◆ **GIVEN INFORMATION**
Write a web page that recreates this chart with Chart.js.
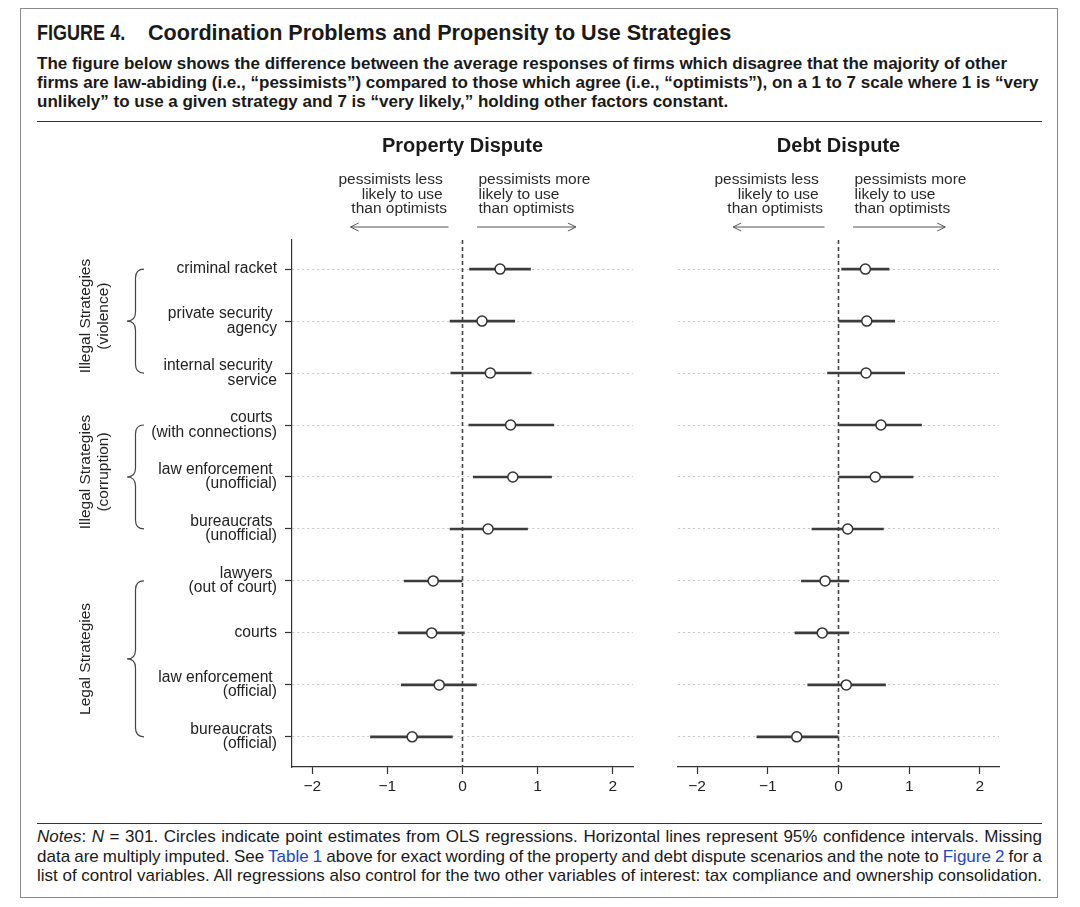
<!DOCTYPE html>
<html>
<head>
<meta charset="utf-8">
<script src="https://cdn.jsdelivr.net/npm/chart.js@4.4.1/dist/chart.umd.min.js"></script>
<style>
  body { margin:0; background:#fff; width:1080px; height:907px; position:relative; overflow:hidden;
         font-family:"Liberation Sans", Arial, sans-serif; color:#1a1a1a; }
  .frame { position:absolute; left:20px; top:8px; width:1036px; height:888px; border:1px solid #8a8a8a; }
  .title { position:absolute; left:37px; top:20px; font-weight:bold; font-size:21.6px; line-height:26px; white-space:nowrap; }
  .title .fig { display:inline-block; width:111px; }
  .title .fig span { display:inline-block; transform:scaleX(0.835); transform-origin:left center; }
  .sub { position:absolute; left:37px; top:54px; font-weight:bold; font-size:17px; line-height:19px; white-space:nowrap; }
  .rule { position:absolute; left:37px; width:1005px; height:0; border-top:1px solid #333; }
  .notes { position:absolute; left:37px; top:827px; width:1005px; font-size:17px; line-height:19.5px; }
  .notes .nl { white-space:nowrap; }
  .notes .nl span.in { display:inline-block; }
  .lk { color:#2446c8; }
  .panel { position:absolute; top:130px; }
</style>
</head>
<body>
<div class="frame"></div>
<div class="title"><span class="fig"><span>FIGURE 4.</span></span>Coordination Problems and Propensity to Use Strategies</div>
<div class="sub">The figure below shows the difference between the average responses of firms which disagree that the majority of other<br>firms are law-abiding (i.e., “pessimists”) compared to those which agree (i.e., “optimists”), on a 1 to 7 scale where 1 is “very<br>unlikely” to use a given strategy and 7 is “very likely,” holding other factors constant.</div>
<div class="rule" style="top:121px"></div>
<div class="panel" style="left:0px"><canvas id="c1" width="650" height="680" style="width:650px;height:680px"></canvas></div>
<div class="panel" style="left:650px"><canvas id="c2" width="430" height="680" style="width:430px;height:680px"></canvas></div>
<div class="rule" style="top:823px"></div>
<div class="notes">
  <div class="nl"><span class="in"><i>Notes</i>: <i>N</i> = 301. Circles indicate point estimates from OLS regressions. Horizontal lines represent 95% confidence intervals. Missing</span></div>
  <div class="nl"><span class="in">data are multiply imputed. See <span class="lk">Table 1</span> above for exact wording of the property and debt dispute scenarios and the note to <span class="lk">Figure 2</span> for a</span></div>
  <div class="nl"><span class="in">list of control variables. All regressions also control for the two other variables of interest: tax compliance and ownership consolidation.</span></div>
</div>

<script>
// ---------------- DATA ----------------
const categories = [
  ["criminal racket"],
  ["private security ", "agency"],
  ["internal security ", "service"],
  ["courts ", "(with connections)"],
  ["law enforcement ", "(unofficial)"],
  ["bureaucrats ", "(unofficial)"],
  ["lawyers ", "(out of court)"],
  ["courts"],
  ["law enforcement ", "(official)"],
  ["bureaucrats ", "(official)"]
];
const groupLabels = [["Illegal Strategies", "(violence)"], ["Illegal Strategies", "(corruption)"], ["Legal Strategies"]];
const groupRows = [[1, 3], [4, 6], [7, 10]];

const propertyEst = [0.50, 0.26, 0.37, 0.64, 0.67, 0.34, -0.39, -0.41, -0.31, -0.67];
const propertyLo  = [0.09, -0.17, -0.16, 0.08, 0.14, -0.17, -0.78, -0.86, -0.82, -1.23];
const propertyHi  = [0.91, 0.70, 0.92, 1.22, 1.19, 0.87, 0.00, 0.03, 0.19, -0.13];

const debtEst = [0.38, 0.40, 0.39, 0.60, 0.52, 0.13, -0.19, -0.23, 0.11, -0.59];
const debtLo  = [0.04, 0.00, -0.16, 0.01, 0.00, -0.38, -0.53, -0.62, -0.44, -1.16];
const debtHi  = [0.72, 0.80, 0.94, 1.18, 1.06, 0.64, 0.15, 0.15, 0.67, 0.00];

const xTicks = [-2, -1, 0, 1, 2];
const lessText = ["pessimists less ", "likely to use ", "than optimists"];
const moreText = ["pessimists more", "likely to use", "than optimists"];
// ---------------------------------------

// justify note lines to full width by adjusting word spacing
document.querySelectorAll('.notes .nl span.in').forEach(el => {
  const w = el.getBoundingClientRect().width;
  const n = (el.textContent.match(/ /g) || []).length;
  el.style.wordSpacing = ((1005 - w) / n) + 'px';
});

const X_MIN = -2.27, X_MAX = 2.27, Y_MIN = 0.44, Y_MAX = 10.58;
const FONT = '"Liberation Sans", Arial, sans-serif';
Chart.defaults.font.family = FONT;
Chart.defaults.animation = false;

function buildDatasets(est, lo, hi) {
  const ds = [];
  ds.push({ data: est.map((v, i) => ({ x: v, y: i + 1 })), pointRadius: 5, pointBackgroundColor: '#fff',
            pointBorderColor: '#333', pointBorderWidth: 1.5, showLine: false });
  lo.forEach((l, i) => ds.push({ data: [{ x: l, y: i + 1 }, { x: hi[i], y: i + 1 }], showLine: true,
            borderColor: '#3c3c3c', borderWidth: 2.6, pointRadius: 0 }));
  ds.push({ data: [{ x: 0, y: Y_MIN }, { x: 0, y: Y_MAX }], showLine: true, borderColor: '#444',
            borderWidth: 1.6, borderDash: [4, 3], pointRadius: 0 });
  return ds;
}

function arrow(ctx, x1, x2, y) {
  ctx.beginPath(); ctx.moveTo(x1, y); ctx.lineTo(x2, y); ctx.stroke();
  const d = x2 > x1 ? -1 : 1;
  ctx.beginPath(); ctx.moveTo(x2 + d * 8, y - 4); ctx.lineTo(x2, y); ctx.lineTo(x2 + d * 8, y + 4); ctx.stroke();
}

function brace(ctx, xTip, xEnd, top, bot) {
  const xm = (xTip + xEnd) / 2, mid = (top + bot) / 2, r = 9;
  ctx.beginPath();
  ctx.moveTo(xEnd, top);
  ctx.quadraticCurveTo(xm, top, xm, top + r);
  ctx.lineTo(xm, mid - r);
  ctx.quadraticCurveTo(xm, mid, xTip, mid);
  ctx.quadraticCurveTo(xm, mid, xm, mid + r);
  ctx.lineTo(xm, bot - r);
  ctx.quadraticCurveTo(xm, bot, xEnd, bot);
  ctx.stroke();
}

function decor(panelTitle, withGroups) {
  return { id: 'decor', afterDraw(chart) {
    const ctx = chart.ctx, xs = chart.scales.x, ys = chart.scales.y;
    const z = xs.getPixelForValue(0);
    ctx.save();
    ctx.fillStyle = '#1a1a1a';
    ctx.textBaseline = 'middle';
    ctx.textAlign = 'center';
    ctx.font = 'bold 20px ' + FONT;
    ctx.fillText(panelTitle, z, 16);
    ctx.font = '15.5px ' + FONT;
    ctx.fillStyle = '#2a2a2a';
    ctx.textAlign = 'right';
    lessText.forEach((t, i) => ctx.fillText(t, z - 15.5, 50 + i * 14.3));
    ctx.textAlign = 'left';
    moreText.forEach((t, i) => ctx.fillText(t, z + 16, 50 + i * 14.3));
    ctx.strokeStyle = '#555'; ctx.lineWidth = 1;
    arrow(ctx, z - 14, xs.getPixelForValue(-1.49), 97);
    arrow(ctx, z + 14.5, xs.getPixelForValue(1.51), 97);
    if (withGroups) {
      ctx.strokeStyle = '#444'; ctx.lineWidth = 1.2;
      ctx.fillStyle = '#222';
      ctx.font = '15.5px ' + FONT;
      groupRows.forEach((g, k) => {
        const top = ys.getPixelForValue(g[0]), bot = ys.getPixelForValue(g[1]);
        brace(ctx, 127, 144, top, bot);
        const lines = groupLabels[k];
        const cy = (top + bot) / 2 - (lines.length > 1 ? 5 : 0);
        lines.forEach((t, j) => {
          ctx.save();
          ctx.translate(86 + j * 17.5, cy);
          ctx.rotate(-Math.PI / 2);
          ctx.textAlign = 'center';
          ctx.fillText(t, 0, 0);
          ctx.restore();
        });
      });
    }
    ctx.restore();
  }};
}

function makeChart(id, est, lo, hi, panelTitle, left) {
  return new Chart(document.getElementById(id), {
    type: 'scatter',
    data: { datasets: buildDatasets(est, lo, hi) },
    options: {
      responsive: false,
      animation: false,
      layout: { padding: left ? { left: 0, right: 17, top: 110, bottom: 8 } : { left: 0, right: 81, top: 110, bottom: 8 } },
      plugins: { legend: { display: false }, tooltip: { enabled: false } },
      scales: {
        x: {
          type: 'linear', min: X_MIN, max: X_MAX,
          afterBuildTicks: s => { s.ticks = xTicks.map(v => ({ value: v })); },
          afterFit: s => { s.height = 35; },
          grid: { drawOnChartArea: false, drawTicks: true, tickLength: 7, tickColor: '#333', tickWidth: 1.2 },
          border: { display: true, color: '#333', width: 1.2 },
          ticks: { font: { size: 15.5 }, color: '#222', padding: 3, maxRotation: 0,
                   callback: v => v < 0 ? '\u2212' + Math.abs(v) : String(v) }
        },
        y: {
          type: 'linear', min: Y_MIN, max: Y_MAX, reverse: true,
          afterBuildTicks: s => { s.ticks = categories.map((c, i) => ({ value: i + 1 })); },
          afterFit: s => { s.width = left ? 292 : 28; },
          grid: { color: '#c8c8c8', lineWidth: 1, drawTicks: left, tickLength: 7, tickColor: '#333', tickWidth: 1.2, tickBorderDash: [] },
          border: { display: left, color: '#333', width: 1.2, dash: [2, 3] },
          ticks: { display: left, font: { size: 15.6, lineHeight: 0.92 }, color: '#222', padding: 8,
                   callback: v => categories[Math.round(v) - 1] }
        }
      }
    },
    plugins: [decor(panelTitle, left)]
  });
}

makeChart('c1', propertyEst, propertyLo, propertyHi, 'Property Dispute', true);
makeChart('c2', debtEst, debtLo, debtHi, 'Debt Dispute', false);
</script>
</body>
</html>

◆ **SHORT PROBLEM**
From the listing above, copy all lines holding the word "that".

◆ **CORRECT RESULT**
Write a web page that recreates this chart with Chart.js.
<div class="sub">The figure below shows the difference between the average responses of firms which disagree that the majority of other<br>firms are law-abiding (i.e., “pessimists”) compared to those which agree (i.e., “optimists”), on a 1 to 7 scale where 1 is “very<br>unlikely” to use a given strategy and 7 is “very likely,” holding other factors constant.</div>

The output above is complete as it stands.